Skip all pictures. Write out the data below from its first line through the line that contains "fill=False, edgecolor='#8c8c8c', linewidth=1.2))".

#### Excerpted data ####

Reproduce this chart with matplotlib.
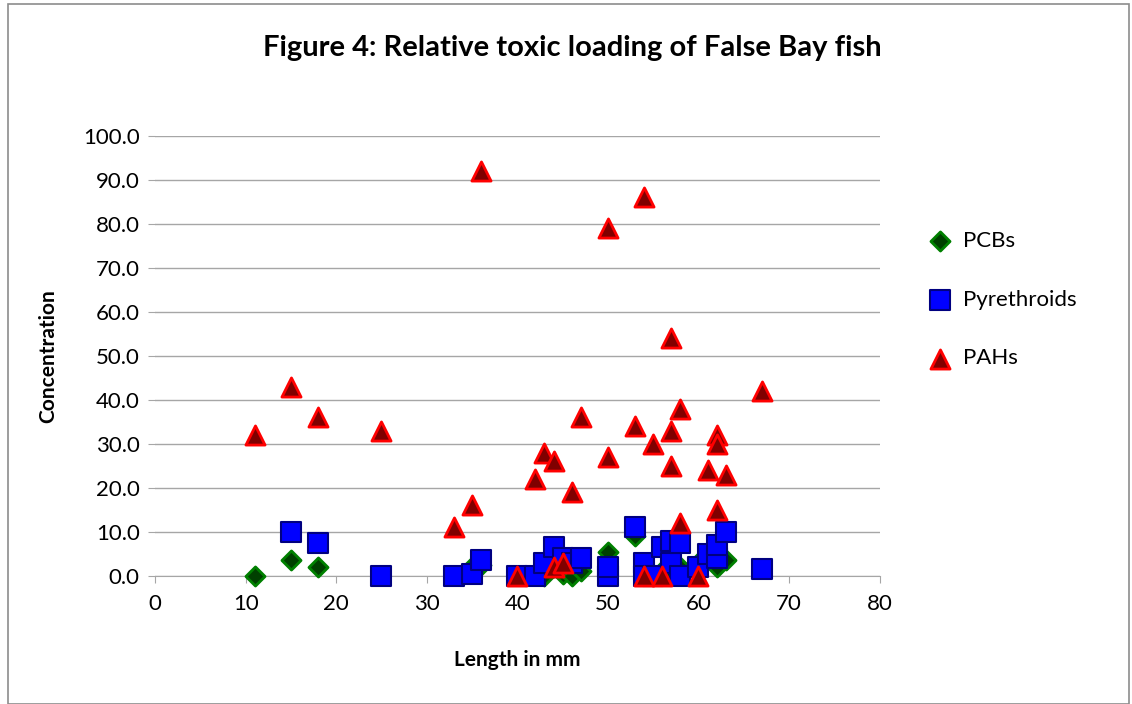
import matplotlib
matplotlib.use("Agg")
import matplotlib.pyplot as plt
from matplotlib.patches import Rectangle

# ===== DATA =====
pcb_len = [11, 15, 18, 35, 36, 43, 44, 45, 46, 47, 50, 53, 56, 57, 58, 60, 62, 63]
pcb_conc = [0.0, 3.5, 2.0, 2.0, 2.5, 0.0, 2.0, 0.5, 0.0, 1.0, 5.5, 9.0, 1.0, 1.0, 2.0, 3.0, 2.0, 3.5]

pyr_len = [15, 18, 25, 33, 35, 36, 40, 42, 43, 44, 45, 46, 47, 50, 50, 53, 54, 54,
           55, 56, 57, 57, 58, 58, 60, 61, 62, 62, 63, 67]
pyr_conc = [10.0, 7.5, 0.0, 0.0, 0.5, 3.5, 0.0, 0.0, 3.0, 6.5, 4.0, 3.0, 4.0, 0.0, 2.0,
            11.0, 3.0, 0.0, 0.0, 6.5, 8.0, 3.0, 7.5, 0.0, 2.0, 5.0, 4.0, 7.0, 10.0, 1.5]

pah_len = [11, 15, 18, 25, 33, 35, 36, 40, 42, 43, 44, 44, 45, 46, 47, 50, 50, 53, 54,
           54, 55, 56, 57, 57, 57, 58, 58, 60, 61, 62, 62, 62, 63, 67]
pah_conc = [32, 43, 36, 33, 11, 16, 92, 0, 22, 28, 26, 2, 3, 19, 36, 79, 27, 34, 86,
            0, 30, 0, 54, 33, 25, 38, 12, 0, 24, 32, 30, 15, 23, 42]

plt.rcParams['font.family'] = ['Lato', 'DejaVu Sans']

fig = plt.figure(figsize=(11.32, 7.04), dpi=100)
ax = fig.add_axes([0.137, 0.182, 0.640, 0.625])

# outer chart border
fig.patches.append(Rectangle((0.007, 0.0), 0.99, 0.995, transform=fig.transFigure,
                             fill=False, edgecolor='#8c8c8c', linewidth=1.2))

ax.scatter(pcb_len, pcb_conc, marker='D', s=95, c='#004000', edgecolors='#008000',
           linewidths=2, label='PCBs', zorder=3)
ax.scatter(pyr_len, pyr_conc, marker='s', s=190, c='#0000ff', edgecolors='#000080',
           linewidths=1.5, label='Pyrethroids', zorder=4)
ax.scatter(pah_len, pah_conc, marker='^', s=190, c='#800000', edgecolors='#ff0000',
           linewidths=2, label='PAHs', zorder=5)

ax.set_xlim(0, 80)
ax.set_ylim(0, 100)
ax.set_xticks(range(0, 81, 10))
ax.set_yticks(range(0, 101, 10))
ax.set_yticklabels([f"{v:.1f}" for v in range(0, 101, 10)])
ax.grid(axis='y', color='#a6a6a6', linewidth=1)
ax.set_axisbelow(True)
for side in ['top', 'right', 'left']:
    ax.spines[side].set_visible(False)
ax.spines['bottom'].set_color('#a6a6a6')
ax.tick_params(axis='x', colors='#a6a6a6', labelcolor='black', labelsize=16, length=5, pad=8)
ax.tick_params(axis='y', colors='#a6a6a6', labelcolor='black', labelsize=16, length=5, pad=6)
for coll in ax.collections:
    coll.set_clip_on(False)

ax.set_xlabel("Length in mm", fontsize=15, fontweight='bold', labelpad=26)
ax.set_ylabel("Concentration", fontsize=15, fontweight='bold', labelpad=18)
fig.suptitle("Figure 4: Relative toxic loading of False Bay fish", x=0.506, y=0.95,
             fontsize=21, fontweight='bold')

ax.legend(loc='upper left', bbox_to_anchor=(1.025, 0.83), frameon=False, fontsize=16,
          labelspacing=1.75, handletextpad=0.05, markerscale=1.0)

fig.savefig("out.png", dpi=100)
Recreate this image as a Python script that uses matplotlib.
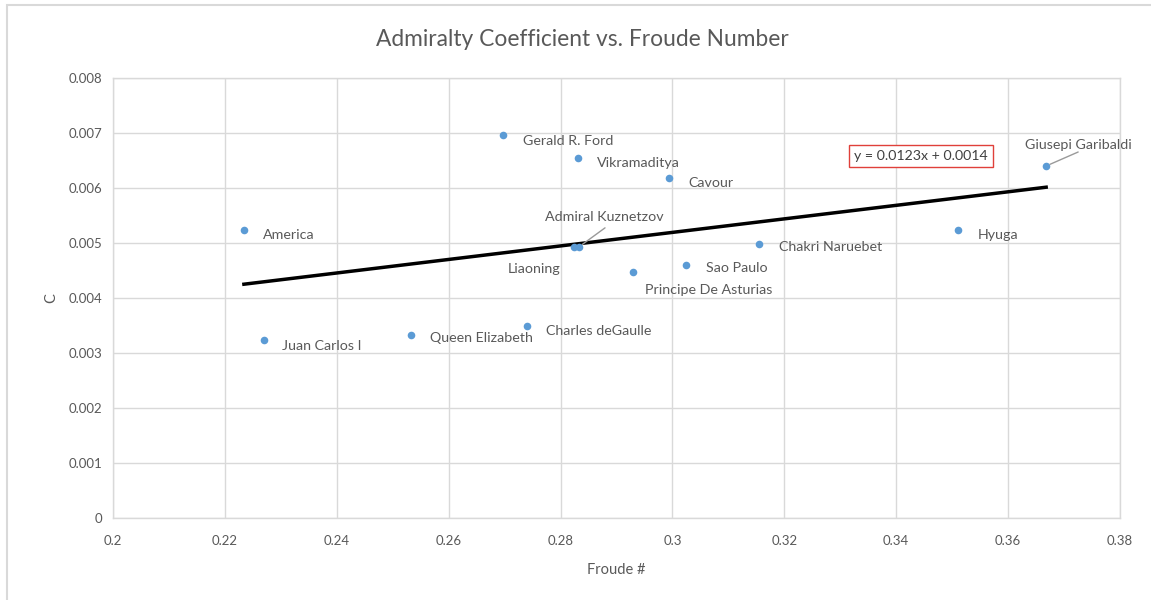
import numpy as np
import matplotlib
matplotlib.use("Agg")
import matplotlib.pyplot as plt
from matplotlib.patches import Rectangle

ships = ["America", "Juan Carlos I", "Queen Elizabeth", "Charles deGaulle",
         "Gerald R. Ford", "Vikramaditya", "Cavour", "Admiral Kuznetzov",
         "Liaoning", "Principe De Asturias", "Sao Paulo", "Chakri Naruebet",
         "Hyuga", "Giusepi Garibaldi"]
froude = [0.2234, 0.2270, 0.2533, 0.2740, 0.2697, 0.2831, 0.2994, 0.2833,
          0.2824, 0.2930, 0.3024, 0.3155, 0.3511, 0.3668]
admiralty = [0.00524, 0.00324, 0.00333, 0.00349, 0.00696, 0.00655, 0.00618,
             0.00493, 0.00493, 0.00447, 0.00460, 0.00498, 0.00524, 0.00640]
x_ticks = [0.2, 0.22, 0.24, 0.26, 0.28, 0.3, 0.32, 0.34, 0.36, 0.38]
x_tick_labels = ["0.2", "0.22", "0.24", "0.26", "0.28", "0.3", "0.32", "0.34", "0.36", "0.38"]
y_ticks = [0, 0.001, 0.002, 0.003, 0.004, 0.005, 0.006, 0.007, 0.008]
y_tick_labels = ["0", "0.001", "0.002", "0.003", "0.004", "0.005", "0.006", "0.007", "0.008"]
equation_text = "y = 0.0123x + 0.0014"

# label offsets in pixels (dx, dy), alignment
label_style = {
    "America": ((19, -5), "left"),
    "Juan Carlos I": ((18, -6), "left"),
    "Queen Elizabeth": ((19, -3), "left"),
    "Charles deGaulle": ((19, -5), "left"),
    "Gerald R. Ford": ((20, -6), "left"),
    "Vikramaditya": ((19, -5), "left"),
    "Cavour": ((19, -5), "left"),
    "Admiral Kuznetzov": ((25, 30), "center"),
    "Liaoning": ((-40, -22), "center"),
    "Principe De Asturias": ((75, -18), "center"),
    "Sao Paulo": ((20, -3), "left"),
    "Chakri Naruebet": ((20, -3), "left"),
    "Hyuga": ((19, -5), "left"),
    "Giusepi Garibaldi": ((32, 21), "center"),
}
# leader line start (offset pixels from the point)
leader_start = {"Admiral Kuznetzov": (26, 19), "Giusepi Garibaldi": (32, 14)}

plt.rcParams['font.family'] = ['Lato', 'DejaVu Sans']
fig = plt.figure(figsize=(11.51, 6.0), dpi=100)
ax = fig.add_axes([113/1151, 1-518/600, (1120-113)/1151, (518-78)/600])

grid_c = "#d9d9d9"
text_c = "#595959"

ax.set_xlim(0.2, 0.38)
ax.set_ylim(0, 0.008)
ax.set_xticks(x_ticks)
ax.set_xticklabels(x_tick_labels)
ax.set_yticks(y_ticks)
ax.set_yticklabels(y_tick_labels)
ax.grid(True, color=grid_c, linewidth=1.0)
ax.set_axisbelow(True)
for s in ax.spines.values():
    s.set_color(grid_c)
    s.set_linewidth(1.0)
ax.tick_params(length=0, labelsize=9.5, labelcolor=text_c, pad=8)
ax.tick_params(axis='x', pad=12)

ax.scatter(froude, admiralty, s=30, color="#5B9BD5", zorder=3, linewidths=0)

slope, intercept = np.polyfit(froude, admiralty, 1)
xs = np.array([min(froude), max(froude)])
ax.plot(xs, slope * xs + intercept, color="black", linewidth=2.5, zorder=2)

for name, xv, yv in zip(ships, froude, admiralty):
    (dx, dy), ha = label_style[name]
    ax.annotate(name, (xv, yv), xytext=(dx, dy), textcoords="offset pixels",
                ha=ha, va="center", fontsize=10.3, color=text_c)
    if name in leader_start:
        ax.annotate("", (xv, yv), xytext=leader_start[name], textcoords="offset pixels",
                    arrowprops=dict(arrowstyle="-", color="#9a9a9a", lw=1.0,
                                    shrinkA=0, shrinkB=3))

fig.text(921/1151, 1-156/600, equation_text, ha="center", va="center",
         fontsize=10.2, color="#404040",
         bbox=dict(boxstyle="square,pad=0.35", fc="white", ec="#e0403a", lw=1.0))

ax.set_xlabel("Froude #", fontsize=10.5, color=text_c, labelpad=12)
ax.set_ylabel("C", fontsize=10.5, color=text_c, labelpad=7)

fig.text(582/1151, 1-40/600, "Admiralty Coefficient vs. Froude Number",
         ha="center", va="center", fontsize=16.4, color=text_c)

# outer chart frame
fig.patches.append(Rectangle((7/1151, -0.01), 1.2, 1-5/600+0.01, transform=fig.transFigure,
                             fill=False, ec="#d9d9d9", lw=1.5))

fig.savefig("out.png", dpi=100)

####

§ Solution to this problem
Reproduce this chart with matplotlib.
import matplotlib
matplotlib.use("Agg")
import matplotlib.pyplot as plt
from matplotlib.patches import Rectangle

# ===== DATA =====
pcb_len = [11, 15, 18, 35, 36, 43, 44, 45, 46, 47, 50, 53, 56, 57, 58, 60, 62, 63]
pcb_conc = [0.0, 3.5, 2.0, 2.0, 2.5, 0.0, 2.0, 0.5, 0.0, 1.0, 5.5, 9.0, 1.0, 1.0, 2.0, 3.0, 2.0, 3.5]

pyr_len = [15, 18, 25, 33, 35, 36, 40, 42, 43, 44, 45, 46, 47, 50, 50, 53, 54, 54,
           55, 56, 57, 57, 58, 58, 60, 61, 62, 62, 63, 67]
pyr_conc = [10.0, 7.5, 0.0, 0.0, 0.5, 3.5, 0.0, 0.0, 3.0, 6.5, 4.0, 3.0, 4.0, 0.0, 2.0,
            11.0, 3.0, 0.0, 0.0, 6.5, 8.0, 3.0, 7.5, 0.0, 2.0, 5.0, 4.0, 7.0, 10.0, 1.5]

pah_len = [11, 15, 18, 25, 33, 35, 36, 40, 42, 43, 44, 44, 45, 46, 47, 50, 50, 53, 54,
           54, 55, 56, 57, 57, 57, 58, 58, 60, 61, 62, 62, 62, 63, 67]
pah_conc = [32, 43, 36, 33, 11, 16, 92, 0, 22, 28, 26, 2, 3, 19, 36, 79, 27, 34, 86,
            0, 30, 0, 54, 33, 25, 38, 12, 0, 24, 32, 30, 15, 23, 42]

plt.rcParams['font.family'] = ['Lato', 'DejaVu Sans']

fig = plt.figure(figsize=(11.32, 7.04), dpi=100)
ax = fig.add_axes([0.137, 0.182, 0.640, 0.625])

# outer chart border
fig.patches.append(Rectangle((0.007, 0.0), 0.99, 0.995, transform=fig.transFigure,
                             fill=False, edgecolor='#8c8c8c', linewidth=1.2))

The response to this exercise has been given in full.